Protesting and Employment Law: Things to Consider While Fighting for Change

Black people, people of color and the LGBTQ+ community are all at the center of the fight for equality, long overdue justice and the end of police brutality, once and for all. These groups of people not only have their fight in common, but they’re also protected groups when it comes to discrimination, with an ongoing fight for the LGBTQ+ community to be federally protected by employment discrimination. This got us thinking… Under what circumstances can an employee be fired for protesting racial and social injustice, especially when in a protected class? Like most questions and circumstances of the law, the answer is, “It depends.”

To get expert insights, we spoke with Natalie Pedersen, J.D., Associate Professor of Legal Studies at Drexel University, Lebow College of Business.

1. Can an employee be fired for peacefully protesting?

In many cases, an employee can be fired for peacefully protesting.  Most states in the U.S are at-will employment states, meaning an employee can be fired at any time for any reason, excepting an illegal one.  So, unless off-duty legal conduct is specifically protected in the state, an at-will worker can be fired for taking part in such a protest.  Several states do have such off-duty conduct protections, including, California, New York and Louisiana.  Therefore, employers would be wise to check state and local laws before firing an employee for protesting during non-work hours.
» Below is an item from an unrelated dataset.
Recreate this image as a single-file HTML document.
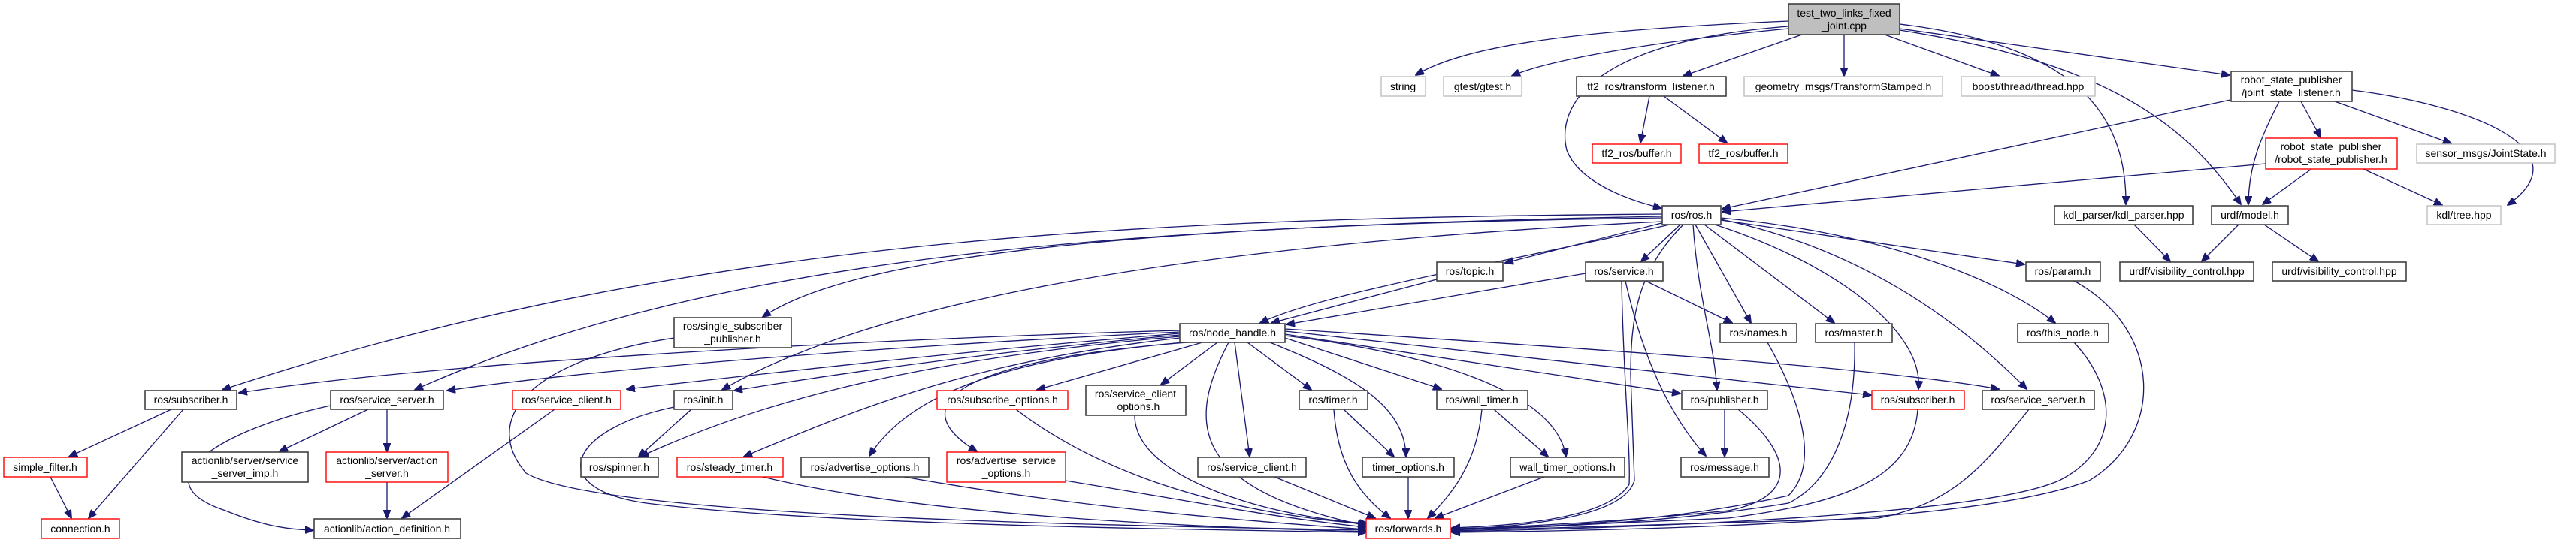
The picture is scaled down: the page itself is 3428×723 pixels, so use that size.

Additionally, the First Amendment also protects government worker’s participation in peaceful protests during non-work hours, to a certain extent.  As long as the protest is about a matter of public concern, a government worker can participate on non-work time as long as the employee’s interest in speaking out outweighs the interest of the State as an employer, in promoting the efficiency of the public services it performs through its employees. Under the Hatch Act, however, public employees who protest on non-work time should be careful not to wear anything or do anything that identifies their employer.

Finally, employees who have signed a contract or operate under a collective bargaining agreement can generally only be fired for cause and attending a peaceful protest during non-work time usually would not qualify unless it can be shown that attendance at the protest adversely affected or affects the employer’s business.

2. For an employee to file a claim against their employer for being fired for protesting, must there be discrimination present at all?

There does not need to be discrimination present if the employee has any of the protections discussed above (for cause protection, collective bargaining agreement, or a public employee speaking on a matter of public concern, or an employee in a state protecting legal off-duty conduct).

If the employee does not have any of the protections discussed and can show that the termination is motivated, even in part, by his or her race, then the employee can sue under Title VII of the Civil Rights Act of 1964.  This prohibits employers from making adverse employment decisions on the basis of race, religion, national origin, color or sex (which now includes sexual orientation and gender identity under the Supreme Court’s recent decision in Bostock v. Clayton County).

3. There are matters of civic duty that could invoke discrimination or bring an employee to be illegally fired, such as voting or jury duty… Does protesting count as a civic duty?

This really depends on the state. Here is a link to protected political activities by state.

4. Are there protections for an employee that misses a day of work to protest discrimination against protected groups? What if they belong to that protected group? What if they do not?

Generally, there are no protections for an employee who misses work to protest, whether they belong to a protected group or not.  The only exception would be if an employer treats employees who wish to protest differently.

5. Can an employer retaliate against an employee for protesting protected peoples such as LGBTQ marches and Black Lives Matter protests? Does it matter whether or not they missed a day of work for this activity?

An employer cannot selectively choose which groups to protect.  Thus, an employer should not allow employees to miss work for a Black Lives Matter protest, but not for an LGBTQ march as this would be discriminatory under Title VII (as recently interpreted by the Supreme Court to protect both sexual orientation and gender identity).  Note that there may be some religious exceptions here, but overall, employers should be consistent in their policies around off-duty protests and allowing missed time for protests.

6. Do any of the answers to these questions change if the employee is not on the side of BLM or LGBTQ but is on the other side, counter-protesting these causes?

This could potentially change if the protest is seen as adversely affecting the interest of the employer.  For instance, several workers at the Charlottesville protest were fired because their views adversely impacted their employer.  More recently a Fed-Ex worker was fired for re-enacting George Floyd’s death during a counter-protest to a BLM protest because his actions were not in line with the expectation of Fed-Ex for their employees.  Additionally, employers need to be careful not to tolerate even off-duty behavior that could create a hostile work environment for protected groups in their workplace, which the Fed-Ex employee’s behavior certainly could.